Das lange Warten auf einen Neuanfang
Geflüchteter afghanischer Arzt noch immer im Auffanglager – Kampf mit der Bürokratie
Westerstede – Das Bild von verzweifelten Menschen, die nach der Machtübernahme der Taliban aus Afghanistan flüchten wollten, hat sich im Gedächtnis eingebrannt. Einer von ihnen, der Kabul buchstäblich in letzter Minute mit einer Militärmaschine verlassen hat, ist der Arzt S. H. (Name aus Sicherheitsgründen nicht genannt) mit seiner Frau und den beiden kleinen Kindern. Er gehört zu einer Gruppe von Militärärzten, die in den vergangenen Jahren in Bundeswehrkrankenhäusern in Deutschland gearbeitet haben und sich nach der dramatischen Evakuierungsaktion durch die Bundeswehr nun mit ihren Familien in einer Aufnahmeeinrichtung in Soest/Nordrhein-Westfalen befinden.
■ Enge Kontakte
S.H. hatte nach einem mehrmonatigen Sprachkursus im Bundeswehrkrankenhaus Westerstede gearbeitet und hier enge Kontakte aufgebaut. Mithilfe eines Unterstützerkreises hatte er es gerade noch rechtzeitig auf die Liste für die Ausreise aus Afghanistan geschafft, darüber hinaus wurde auch alles für eine Aufnahme im Ammerland vorbereitet. Der Landkreis hatte hierbei seine Hilfe angeboten.
■ Die Angst ist groß
Seit dem 24. August befindet sich die geflüchtete Familie gemeinsam in dem Auffanglager in Soest. Und was ist seither passiert? Nicht viel. Ihnen wurde am 9. September in einem Schreiben des Bundesamtes für Asyl und Flüchtlinge (BAMF) eine Prüfung der Aufnahme nach Paragraf 22 angekündigt. Damit wären sie den Ortskräften gleichgestellt und müssten nicht ein langwieriges Asylverfahren mit ungewissem Ausgang durchlaufen. Und sie könnten von Anfang
an arbeiten und dort wohnen, wo sie bereits Kontakte haben. Alle Dokumente, Verträge mit der Bundeswehr und Anträge wurden eingereicht. Den Betroffenen läuft die Zeit davon, denn das Visum gilt nur drei Monate.
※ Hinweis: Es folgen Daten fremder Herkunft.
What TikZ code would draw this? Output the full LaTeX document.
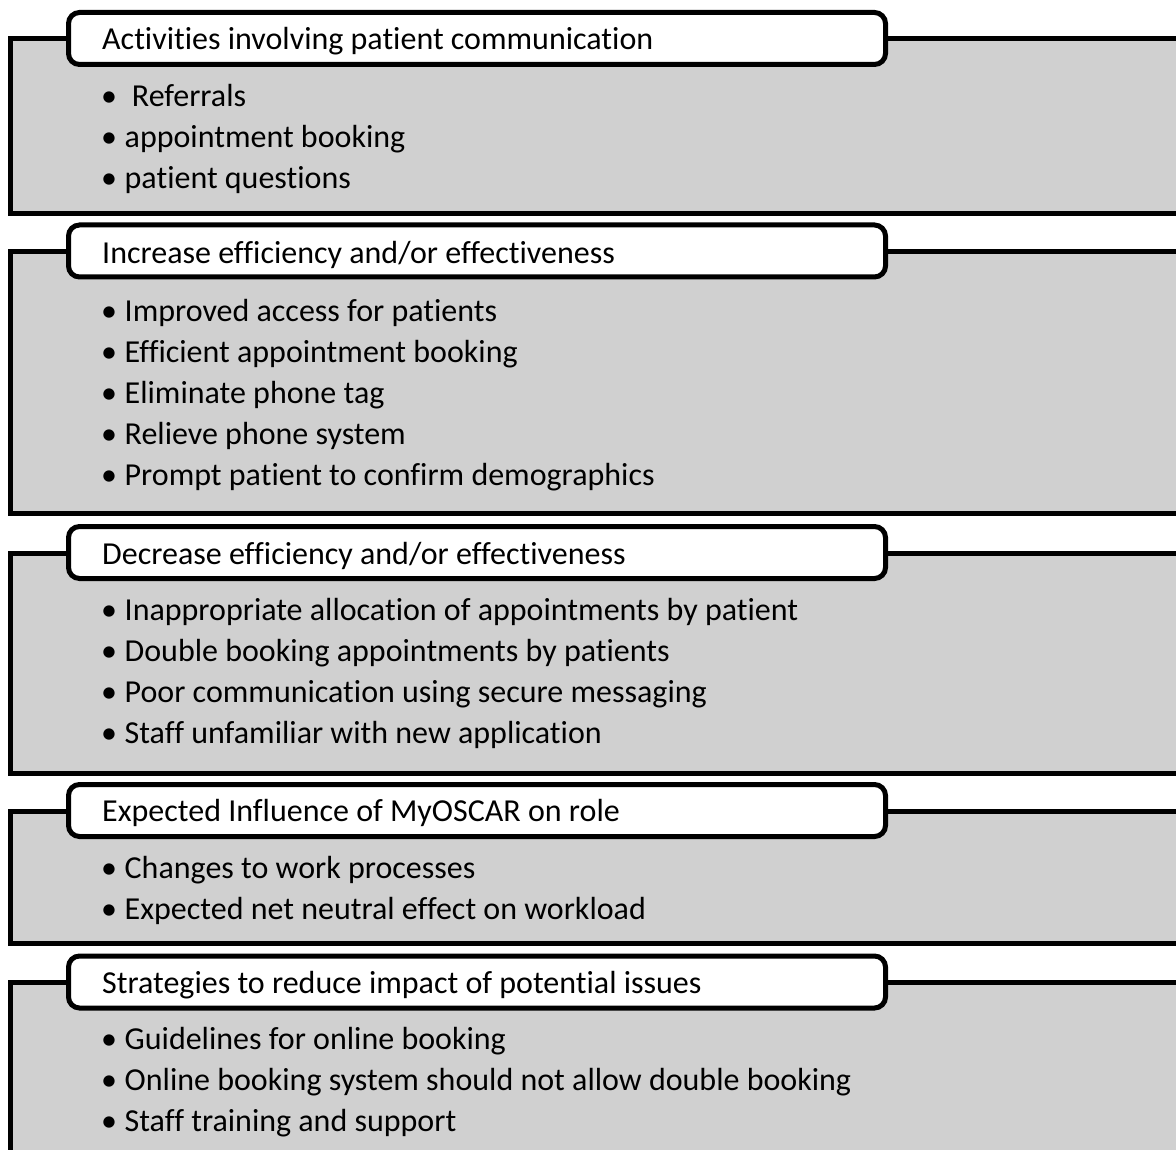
\documentclass[tikz,border=0pt]{standalone}
\usepackage{fontspec}
\setmainfont{Carlito}[Ligatures={NoCommon}]
\definecolor{panelgray}{RGB}{208,208,208}
\tikzset{
  panel/.style={draw=black, fill=panelgray, line width=5pt, outer sep=0pt,
    inner sep=0pt, anchor=north west, minimum width=1167.5pt},
  tabbox/.style={draw=black, fill=white, line width=5pt, rounded corners=11pt,
    outer sep=0pt, inner sep=0pt, minimum width=817pt, minimum height=52pt},
  title/.style={anchor=base west, inner sep=0pt, font=\fontsize{32}{38}\selectfont},
  entry/.style={anchor=base west, inner sep=0pt, font=\fontsize{32}{38}\selectfont},
}
\newcommand{\bul}[1]{\makebox[23.5pt][l]{\textbullet}#1}
\begin{document}
\begin{tikzpicture}[x=1pt, y=-1pt]
\useasboundingbox (0,0) rectangle (1176,1150);

% --- section 1 ---
\node[panel, minimum height=175pt] (p1) at (10.5,38.5) {};
\node[tabbox] (t1) at (477,38.5) {};
\node[title] (h1) at (102,50) {Activities involving patient communication};
\node[entry] (a1) at (101,107) {\bul{\ Referrals}};
\node[entry] (a2) at (101,148) {\bul{appointment booking}};
\node[entry] (a3) at (101,189) {\bul{patient questions}};

% --- section 2 ---
\node[panel, minimum height=261.5pt] (p2) at (10.5,252) {};
\node[tabbox] (t2) at (477,251) {};
\node[title] (h2) at (102,263.5) {Increase efficiency and/or effectiveness};
\node[entry] (b1) at (101,321.5) {\bul{Improved access for patients}};
\node[entry] (b2) at (101,362.5) {\bul{Efficient appointment booking}};
\node[entry] (b3) at (101,403.5) {\bul{Eliminate phone tag}};
\node[entry] (b4) at (101,444.5) {\bul{Relieve phone system}};
\node[entry] (b5) at (101,485) {\bul{Prompt patient to confirm demographics}};

% --- section 3 ---
\node[panel, minimum height=220pt] (p3) at (10.5,553.5) {};
\node[tabbox] (t3) at (477,552.5) {};
\node[title] (h3) at (102,564) {Decrease efficiency and/or effectiveness};
\node[entry] (c1) at (101,620) {\bul{Inappropriate allocation of appointments by patient}};
\node[entry] (c2) at (101,661) {\bul{Double booking appointments by patients}};
\node[entry] (c3) at (101,702) {\bul{Poor communication using secure messaging}};
\node[entry] (c4) at (101,743) {\bul{Staff unfamiliar with new application}};

% --- section 4 ---
\node[panel, minimum height=132pt] (p4) at (10.5,811.5) {};
\node[tabbox] (t4) at (477,810.5) {};
\node[title] (h4) at (102,821.5) {Expected Influence of MyOSCAR on role};
\node[entry] (d1) at (101,878) {\bul{Changes to work processes}};
\node[entry] (d2) at (101,919) {\bul{Expected net neutral effect on workload}};

% --- section 5 ---
\node[panel, minimum height=180pt] (p5) at (10.5,982.5) {};
\node[tabbox] (t5) at (477,982) {};
\node[title] (h5) at (102,993) {Strategies to reduce impact of potential issues};
\node[entry] (e1) at (101,1049) {\bul{Guidelines for online booking}};
\node[entry] (e2) at (101,1090) {\bul{Online booking system should not allow double booking}};
\node[entry] (e3) at (101,1131) {\bul{Staff training and support}};
\end{tikzpicture}
\end{document}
Der Druck ist groß, auch die Angst. Denn mittlerweile erhalten geflüchtete Familien auch Mitteilungen und Fotos von misshandelten Angehörigen zu Hause, die aufgrund dieser engen Verbindungen zur deutschen Bundeswehr gequält werden. Ein Mann berichtete beispielsweise, dass sein in Afghanistan verbliebener Bruder geschlagen, am Kopf verletzt und gezwungen wurde, Fotos seines geflüchteten Bruders zu essen.
■ Zuständigkeit unklar
Lange war nicht klar: Wann kommt eine Entscheidung zustande und wer ist zuständig? An dieser Frage verzweifelten auch schon die Unterstützer aus den verschiedenen deutschen Bundeswehrkrankenhäusern, die sich ja eigentlich mit Formularen und bürokratischen Hindernissen auskennen.
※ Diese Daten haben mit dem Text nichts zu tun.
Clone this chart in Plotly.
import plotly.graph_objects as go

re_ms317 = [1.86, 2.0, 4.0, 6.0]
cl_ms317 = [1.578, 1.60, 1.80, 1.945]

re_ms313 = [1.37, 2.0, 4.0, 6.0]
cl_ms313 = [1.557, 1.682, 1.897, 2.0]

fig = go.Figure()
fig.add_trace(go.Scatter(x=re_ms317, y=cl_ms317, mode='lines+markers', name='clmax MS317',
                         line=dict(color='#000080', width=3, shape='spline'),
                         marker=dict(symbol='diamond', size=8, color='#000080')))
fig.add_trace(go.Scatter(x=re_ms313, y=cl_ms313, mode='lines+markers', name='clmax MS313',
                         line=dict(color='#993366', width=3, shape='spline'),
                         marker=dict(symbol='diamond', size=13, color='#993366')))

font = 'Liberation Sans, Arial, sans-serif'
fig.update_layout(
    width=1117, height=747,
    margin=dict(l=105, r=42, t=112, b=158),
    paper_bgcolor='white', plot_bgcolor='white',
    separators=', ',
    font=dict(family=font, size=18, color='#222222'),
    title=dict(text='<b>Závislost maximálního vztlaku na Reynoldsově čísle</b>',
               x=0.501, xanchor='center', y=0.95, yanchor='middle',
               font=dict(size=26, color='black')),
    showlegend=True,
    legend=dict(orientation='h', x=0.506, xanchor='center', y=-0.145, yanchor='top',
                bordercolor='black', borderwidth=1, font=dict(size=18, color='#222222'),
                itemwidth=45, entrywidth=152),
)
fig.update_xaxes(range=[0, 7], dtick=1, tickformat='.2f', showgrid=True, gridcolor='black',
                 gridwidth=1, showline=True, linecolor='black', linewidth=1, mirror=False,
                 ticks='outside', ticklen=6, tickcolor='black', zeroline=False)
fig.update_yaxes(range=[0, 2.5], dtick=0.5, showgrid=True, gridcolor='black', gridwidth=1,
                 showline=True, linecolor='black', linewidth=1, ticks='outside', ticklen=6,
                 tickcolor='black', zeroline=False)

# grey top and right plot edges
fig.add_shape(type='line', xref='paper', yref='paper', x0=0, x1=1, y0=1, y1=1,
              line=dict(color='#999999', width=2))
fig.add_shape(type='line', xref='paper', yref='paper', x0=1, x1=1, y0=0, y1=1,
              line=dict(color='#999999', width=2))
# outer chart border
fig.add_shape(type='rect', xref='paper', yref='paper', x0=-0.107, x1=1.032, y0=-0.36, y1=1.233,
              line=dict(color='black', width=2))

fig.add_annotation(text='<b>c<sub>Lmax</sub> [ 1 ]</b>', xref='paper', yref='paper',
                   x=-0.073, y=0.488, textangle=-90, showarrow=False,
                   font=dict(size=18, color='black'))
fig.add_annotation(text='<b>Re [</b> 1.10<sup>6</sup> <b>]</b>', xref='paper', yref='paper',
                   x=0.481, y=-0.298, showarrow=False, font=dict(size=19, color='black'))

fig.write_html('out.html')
Auf Anfrage dieser Zeitung hieß es vonseiten des Bundesamtes für Asyl und Flüchtlinge, die Entscheidung sei getroffen worden – nämlich dass zumindest im Fall des früheren Westersteder Gastarztes keine Aufnahme nach Paragraf 22 erfolgen könne, weil dieser nicht auf der entscheidenden Liste stehe.
■ Noch eine Möglichkeit
Der Familie bleibt jetzt nur noch die Möglichkeit, einen Asylantrag zu stellen. Warum die Bundeswehr mit großem Engagement und nach vorheriger Prüfung die Gruppe unter Militärschutz in den Kabuler Flughafen gebracht hat, Gastärzten jetzt aber die Anerkennung verweigert wird, erschließt sich dem Unterstützerkreis nicht. Die Helfer haben den Eindruck, dass die Geflüchteten durch alle Raster fallen, weil sie weder als Ortskraft noch als Menschenrechtler gelten. S.H. übt sich derweil in Geduld und hofft darauf, dass er endlich mit seiner kleinen Familie das Auffanglager verlassen kann, um im Ammerland Fuß zu fassen.